The most bullish fact for anyone who already holds central ground is the one developers complain about most: they increasingly cannot secure central sites at all (as of writing). Office, hotel, and condo uses are fighting over the same dirt, so the plots needed to build new central housing are scarce, contested, and expensive before construction even begins.

For a foreign buyer this is the whole thesis in one sentence. The supply of new central housing is being throttled by the city’s own rebuild cycle, while demand to live in those re-rated districts keeps rising. Constrained supply meeting rising demand on a fixed quantity of land is the textbook setup for the land share to keep compounding. You are not betting on a building. You are buying a slice of a resource the market is actively making harder to reproduce.

The honest counterweight: this is a multi-year thesis, not a flip. Transaction costs in Japan are real, reikin (non-refundable “key money” paid to a landlord, relevant if you ever rent the unit out) and acquisition taxes among them, and the depreciating building does melt. Both are true and both are already priced into the long-land logic above.

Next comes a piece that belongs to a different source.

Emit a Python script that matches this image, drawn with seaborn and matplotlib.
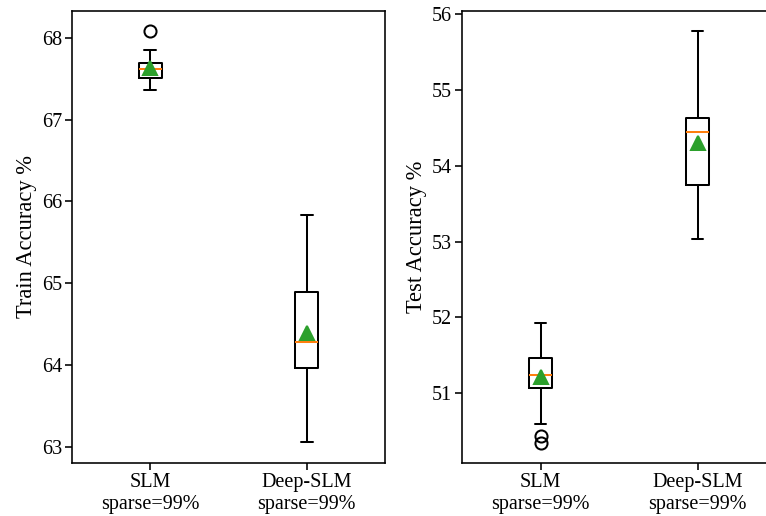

How to actually act on this

Stop shopping for buildings and start shopping for land positions. Concretely:

  • Weight the central five. Anchor your search in Chiyoda, Chuo, Minato, Shinjuku, and Shibuya, where the compounding spread is widest. Use the /wards pages to compare each ward’s profile before you narrow.
  • Buy proximity to confirmed redevelopment. Target units near funded, station-adjacent projects, not rumored ones. The Futako-Tamagawa and Azabudai reads show proximity is measurable; make it a filter, not an afterthought.
  • Estimate the land share, not the sticker price. On any unit you like, work out roughly how much of the price is land versus structure. A high land share in a central ward is the asset you want; a high structure share in the periphery is the one you do not. Our /tools can help you frame the math, and /compare lets you put two candidates side by side.
  • Underwrite for a long hold. This thesis compounds over years. Price in transaction costs and building depreciation up front, then let the land do its job. New to the vocabulary, reikin, minpaku (short-term rental, often called Airbnb-style letting), and the rest, start with /glossary so the contracts read clearly.

The skyline you see going up across central Tokyo is not just new buildings. It is the city quietly making its own central land scarcer, plot by plot, and repricing the dirt under every nearby condo as it goes. Owning a central-ward land position is how you sit on the right side of that machine. The move is not to wait for the rebuild to finish. It is to buy the ground before the next tower confirms what it is worth.